DATA TO USE –
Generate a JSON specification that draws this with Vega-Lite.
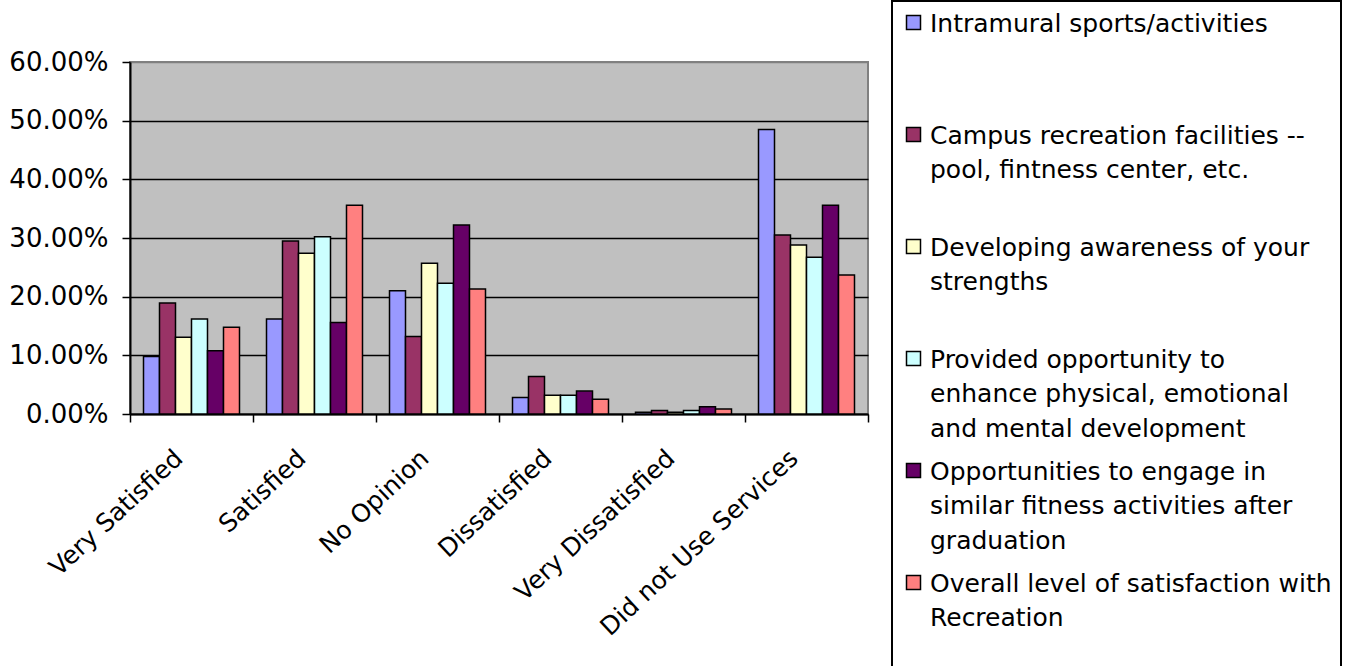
==
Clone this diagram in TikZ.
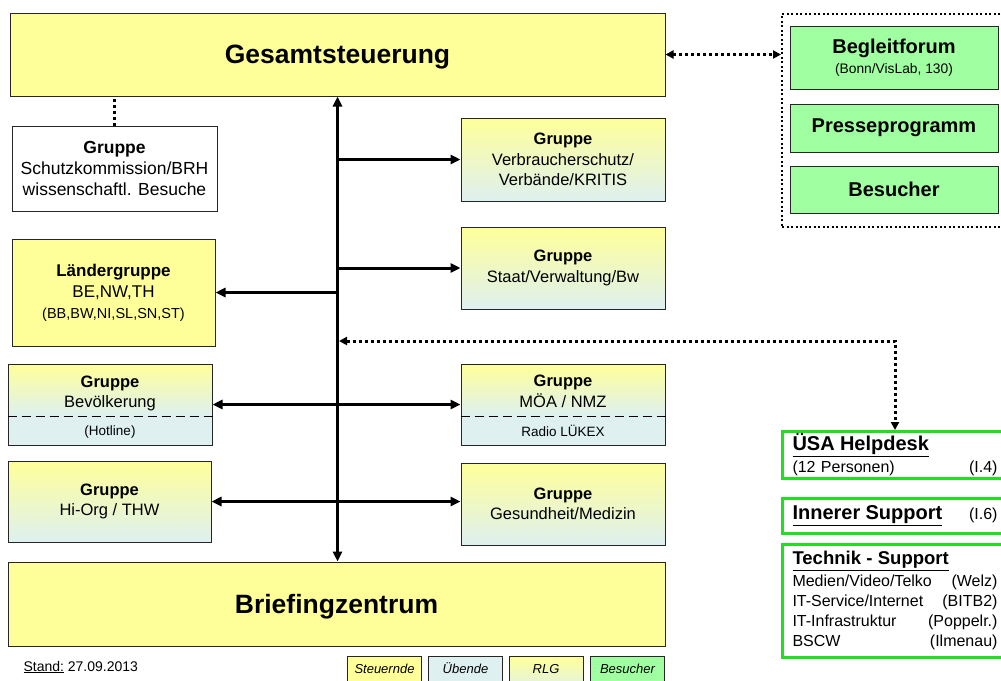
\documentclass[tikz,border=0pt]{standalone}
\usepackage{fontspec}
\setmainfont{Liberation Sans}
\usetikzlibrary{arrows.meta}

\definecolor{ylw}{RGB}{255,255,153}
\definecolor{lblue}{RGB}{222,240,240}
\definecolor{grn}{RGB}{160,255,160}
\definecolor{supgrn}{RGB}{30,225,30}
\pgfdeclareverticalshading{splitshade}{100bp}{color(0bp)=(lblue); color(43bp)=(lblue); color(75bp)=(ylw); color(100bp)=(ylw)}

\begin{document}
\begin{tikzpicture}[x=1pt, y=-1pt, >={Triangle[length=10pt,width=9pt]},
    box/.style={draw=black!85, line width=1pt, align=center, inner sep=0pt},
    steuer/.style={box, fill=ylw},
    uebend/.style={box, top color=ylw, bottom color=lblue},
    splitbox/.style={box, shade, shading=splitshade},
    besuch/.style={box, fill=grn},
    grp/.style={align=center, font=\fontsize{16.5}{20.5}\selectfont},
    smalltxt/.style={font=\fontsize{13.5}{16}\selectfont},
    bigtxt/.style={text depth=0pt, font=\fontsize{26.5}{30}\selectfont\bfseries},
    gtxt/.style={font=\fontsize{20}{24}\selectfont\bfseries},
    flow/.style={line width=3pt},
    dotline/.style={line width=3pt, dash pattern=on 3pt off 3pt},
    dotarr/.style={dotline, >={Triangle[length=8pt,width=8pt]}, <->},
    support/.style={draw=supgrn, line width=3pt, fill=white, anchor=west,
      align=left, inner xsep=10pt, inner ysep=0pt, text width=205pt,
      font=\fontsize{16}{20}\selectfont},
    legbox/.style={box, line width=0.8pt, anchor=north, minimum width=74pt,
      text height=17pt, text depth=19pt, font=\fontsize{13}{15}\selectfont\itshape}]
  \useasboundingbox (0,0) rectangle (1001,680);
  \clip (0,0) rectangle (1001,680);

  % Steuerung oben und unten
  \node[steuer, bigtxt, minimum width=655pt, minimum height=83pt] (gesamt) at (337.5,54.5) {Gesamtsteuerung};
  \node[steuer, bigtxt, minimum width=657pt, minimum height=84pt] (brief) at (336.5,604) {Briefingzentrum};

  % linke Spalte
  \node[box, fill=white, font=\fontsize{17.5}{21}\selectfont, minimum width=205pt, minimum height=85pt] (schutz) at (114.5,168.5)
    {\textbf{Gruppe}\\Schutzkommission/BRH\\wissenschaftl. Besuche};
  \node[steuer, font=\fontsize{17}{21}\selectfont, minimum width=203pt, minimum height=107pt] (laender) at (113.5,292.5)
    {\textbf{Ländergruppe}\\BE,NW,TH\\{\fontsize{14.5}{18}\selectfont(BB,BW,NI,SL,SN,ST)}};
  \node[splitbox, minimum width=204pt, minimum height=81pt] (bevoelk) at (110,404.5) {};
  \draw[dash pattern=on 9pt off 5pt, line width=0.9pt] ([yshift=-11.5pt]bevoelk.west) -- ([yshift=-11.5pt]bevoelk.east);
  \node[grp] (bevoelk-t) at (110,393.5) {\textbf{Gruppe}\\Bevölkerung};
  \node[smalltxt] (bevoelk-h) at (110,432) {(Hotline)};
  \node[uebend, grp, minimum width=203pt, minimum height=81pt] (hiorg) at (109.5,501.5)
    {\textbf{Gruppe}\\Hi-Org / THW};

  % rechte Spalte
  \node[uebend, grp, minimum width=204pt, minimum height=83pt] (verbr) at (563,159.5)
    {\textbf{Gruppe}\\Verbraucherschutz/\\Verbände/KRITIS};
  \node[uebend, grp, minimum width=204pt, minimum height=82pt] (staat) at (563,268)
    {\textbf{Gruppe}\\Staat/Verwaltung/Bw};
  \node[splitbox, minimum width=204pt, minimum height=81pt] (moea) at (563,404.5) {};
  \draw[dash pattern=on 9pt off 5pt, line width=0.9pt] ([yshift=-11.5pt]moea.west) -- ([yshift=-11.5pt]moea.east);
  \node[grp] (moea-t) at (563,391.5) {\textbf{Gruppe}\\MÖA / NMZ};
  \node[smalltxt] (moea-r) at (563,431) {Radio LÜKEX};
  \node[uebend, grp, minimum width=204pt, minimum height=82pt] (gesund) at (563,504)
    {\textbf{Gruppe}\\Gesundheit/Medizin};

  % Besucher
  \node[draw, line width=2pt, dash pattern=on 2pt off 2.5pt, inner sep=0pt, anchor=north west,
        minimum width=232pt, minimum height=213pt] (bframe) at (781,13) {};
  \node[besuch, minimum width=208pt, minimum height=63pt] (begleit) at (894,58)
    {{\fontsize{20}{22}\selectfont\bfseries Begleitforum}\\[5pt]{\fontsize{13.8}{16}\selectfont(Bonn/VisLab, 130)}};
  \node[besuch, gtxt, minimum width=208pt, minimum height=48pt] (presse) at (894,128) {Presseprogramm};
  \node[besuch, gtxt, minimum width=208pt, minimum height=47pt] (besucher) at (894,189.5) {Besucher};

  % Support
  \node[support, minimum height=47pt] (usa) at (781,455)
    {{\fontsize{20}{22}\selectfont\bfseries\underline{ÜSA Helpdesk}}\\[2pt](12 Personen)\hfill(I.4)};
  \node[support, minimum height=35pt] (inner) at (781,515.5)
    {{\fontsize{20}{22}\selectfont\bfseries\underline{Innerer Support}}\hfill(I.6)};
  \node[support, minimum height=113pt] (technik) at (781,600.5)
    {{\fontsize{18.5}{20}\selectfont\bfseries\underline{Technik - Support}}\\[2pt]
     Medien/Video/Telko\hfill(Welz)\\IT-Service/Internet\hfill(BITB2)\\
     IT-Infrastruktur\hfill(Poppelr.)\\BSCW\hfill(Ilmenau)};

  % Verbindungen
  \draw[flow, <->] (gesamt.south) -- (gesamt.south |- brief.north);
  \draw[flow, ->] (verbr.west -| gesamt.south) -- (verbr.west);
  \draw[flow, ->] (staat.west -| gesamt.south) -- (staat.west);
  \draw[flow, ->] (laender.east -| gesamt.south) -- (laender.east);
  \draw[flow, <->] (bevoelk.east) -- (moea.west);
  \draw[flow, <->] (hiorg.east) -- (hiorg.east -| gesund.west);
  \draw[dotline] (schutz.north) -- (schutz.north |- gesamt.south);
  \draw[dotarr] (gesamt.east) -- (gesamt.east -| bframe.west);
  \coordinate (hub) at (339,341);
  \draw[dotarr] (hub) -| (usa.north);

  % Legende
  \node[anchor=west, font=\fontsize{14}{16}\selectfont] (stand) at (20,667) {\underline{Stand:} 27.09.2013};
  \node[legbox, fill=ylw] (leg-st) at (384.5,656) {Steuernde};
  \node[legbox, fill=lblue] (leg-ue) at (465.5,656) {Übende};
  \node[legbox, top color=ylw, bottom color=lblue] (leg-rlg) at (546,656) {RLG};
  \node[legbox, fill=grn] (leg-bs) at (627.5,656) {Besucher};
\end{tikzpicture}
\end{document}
...
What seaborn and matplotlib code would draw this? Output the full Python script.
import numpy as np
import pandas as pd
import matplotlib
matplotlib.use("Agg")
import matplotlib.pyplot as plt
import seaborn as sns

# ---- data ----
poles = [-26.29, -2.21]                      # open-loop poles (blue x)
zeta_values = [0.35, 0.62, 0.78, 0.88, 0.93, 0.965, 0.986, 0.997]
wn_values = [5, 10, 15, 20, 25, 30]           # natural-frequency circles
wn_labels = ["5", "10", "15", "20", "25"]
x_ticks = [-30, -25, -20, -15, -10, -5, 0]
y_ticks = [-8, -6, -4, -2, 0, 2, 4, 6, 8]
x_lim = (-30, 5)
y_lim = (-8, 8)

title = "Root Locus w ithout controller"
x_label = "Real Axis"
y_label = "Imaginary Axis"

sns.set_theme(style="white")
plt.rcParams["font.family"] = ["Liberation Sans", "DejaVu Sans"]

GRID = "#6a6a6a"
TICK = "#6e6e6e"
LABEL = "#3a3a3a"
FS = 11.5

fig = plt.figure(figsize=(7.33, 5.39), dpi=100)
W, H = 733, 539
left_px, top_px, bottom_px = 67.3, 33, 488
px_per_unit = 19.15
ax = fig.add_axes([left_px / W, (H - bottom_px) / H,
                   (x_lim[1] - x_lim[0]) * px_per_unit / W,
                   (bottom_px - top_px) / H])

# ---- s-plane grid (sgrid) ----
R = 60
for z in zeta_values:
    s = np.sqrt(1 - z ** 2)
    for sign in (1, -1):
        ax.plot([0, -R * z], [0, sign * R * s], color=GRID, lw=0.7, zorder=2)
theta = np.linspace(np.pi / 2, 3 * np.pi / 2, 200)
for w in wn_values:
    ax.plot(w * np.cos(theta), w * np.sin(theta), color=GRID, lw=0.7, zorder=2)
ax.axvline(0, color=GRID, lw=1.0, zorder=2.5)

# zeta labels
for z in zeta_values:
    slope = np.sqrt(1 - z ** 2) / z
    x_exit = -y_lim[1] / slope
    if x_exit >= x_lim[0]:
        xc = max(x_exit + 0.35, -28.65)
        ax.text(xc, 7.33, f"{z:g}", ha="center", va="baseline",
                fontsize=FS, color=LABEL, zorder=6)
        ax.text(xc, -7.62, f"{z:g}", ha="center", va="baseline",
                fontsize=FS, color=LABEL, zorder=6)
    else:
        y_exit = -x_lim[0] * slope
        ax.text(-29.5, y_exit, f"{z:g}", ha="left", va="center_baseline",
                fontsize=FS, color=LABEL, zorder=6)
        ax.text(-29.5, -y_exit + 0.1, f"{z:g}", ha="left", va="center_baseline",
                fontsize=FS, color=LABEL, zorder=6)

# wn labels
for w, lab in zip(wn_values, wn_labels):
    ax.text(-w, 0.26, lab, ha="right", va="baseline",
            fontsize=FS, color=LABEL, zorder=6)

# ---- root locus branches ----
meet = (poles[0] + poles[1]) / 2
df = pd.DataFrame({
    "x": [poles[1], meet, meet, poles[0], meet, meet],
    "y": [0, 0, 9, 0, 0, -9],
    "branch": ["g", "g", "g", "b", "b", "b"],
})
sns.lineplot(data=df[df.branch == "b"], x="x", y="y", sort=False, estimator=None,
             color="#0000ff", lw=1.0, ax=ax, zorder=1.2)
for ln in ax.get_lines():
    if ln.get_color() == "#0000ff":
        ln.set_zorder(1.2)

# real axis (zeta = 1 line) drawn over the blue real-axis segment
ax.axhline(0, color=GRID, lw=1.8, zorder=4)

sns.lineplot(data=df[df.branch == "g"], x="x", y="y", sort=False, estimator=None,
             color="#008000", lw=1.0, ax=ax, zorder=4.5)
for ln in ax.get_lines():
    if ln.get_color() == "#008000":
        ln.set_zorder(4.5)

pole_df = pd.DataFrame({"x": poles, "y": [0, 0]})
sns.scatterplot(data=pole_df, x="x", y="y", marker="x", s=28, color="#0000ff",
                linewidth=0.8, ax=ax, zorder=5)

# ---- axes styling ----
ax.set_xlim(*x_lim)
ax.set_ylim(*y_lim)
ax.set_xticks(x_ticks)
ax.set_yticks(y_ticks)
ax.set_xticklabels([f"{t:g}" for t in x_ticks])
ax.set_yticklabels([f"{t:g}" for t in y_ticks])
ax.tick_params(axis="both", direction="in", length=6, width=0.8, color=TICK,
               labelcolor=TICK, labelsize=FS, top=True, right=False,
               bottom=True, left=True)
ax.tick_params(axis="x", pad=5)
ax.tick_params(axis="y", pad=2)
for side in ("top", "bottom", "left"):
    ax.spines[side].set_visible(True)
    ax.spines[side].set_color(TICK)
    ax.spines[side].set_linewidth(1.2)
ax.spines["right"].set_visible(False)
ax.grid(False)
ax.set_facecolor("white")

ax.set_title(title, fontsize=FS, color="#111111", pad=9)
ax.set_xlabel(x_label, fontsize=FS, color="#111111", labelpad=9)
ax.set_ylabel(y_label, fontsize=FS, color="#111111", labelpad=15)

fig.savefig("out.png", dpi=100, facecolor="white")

INSTRUCTION –
Only the lines from the one bearing "What seaborn and" through the one bearing "(bottom_px - top_px) / H])" should be repeated, exactly as given.

IN RESPONSE –
What seaborn and matplotlib code would draw this? Output the full Python script.
import numpy as np
import pandas as pd
import matplotlib
matplotlib.use("Agg")
import matplotlib.pyplot as plt
import seaborn as sns

# ---- data ----
poles = [-26.29, -2.21]                      # open-loop poles (blue x)
zeta_values = [0.35, 0.62, 0.78, 0.88, 0.93, 0.965, 0.986, 0.997]
wn_values = [5, 10, 15, 20, 25, 30]           # natural-frequency circles
wn_labels = ["5", "10", "15", "20", "25"]
x_ticks = [-30, -25, -20, -15, -10, -5, 0]
y_ticks = [-8, -6, -4, -2, 0, 2, 4, 6, 8]
x_lim = (-30, 5)
y_lim = (-8, 8)

title = "Root Locus w ithout controller"
x_label = "Real Axis"
y_label = "Imaginary Axis"

sns.set_theme(style="white")
plt.rcParams["font.family"] = ["Liberation Sans", "DejaVu Sans"]

GRID = "#6a6a6a"
TICK = "#6e6e6e"
LABEL = "#3a3a3a"
FS = 11.5

fig = plt.figure(figsize=(7.33, 5.39), dpi=100)
W, H = 733, 539
left_px, top_px, bottom_px = 67.3, 33, 488
px_per_unit = 19.15
ax = fig.add_axes([left_px / W, (H - bottom_px) / H,
                   (x_lim[1] - x_lim[0]) * px_per_unit / W,
                   (bottom_px - top_px) / H])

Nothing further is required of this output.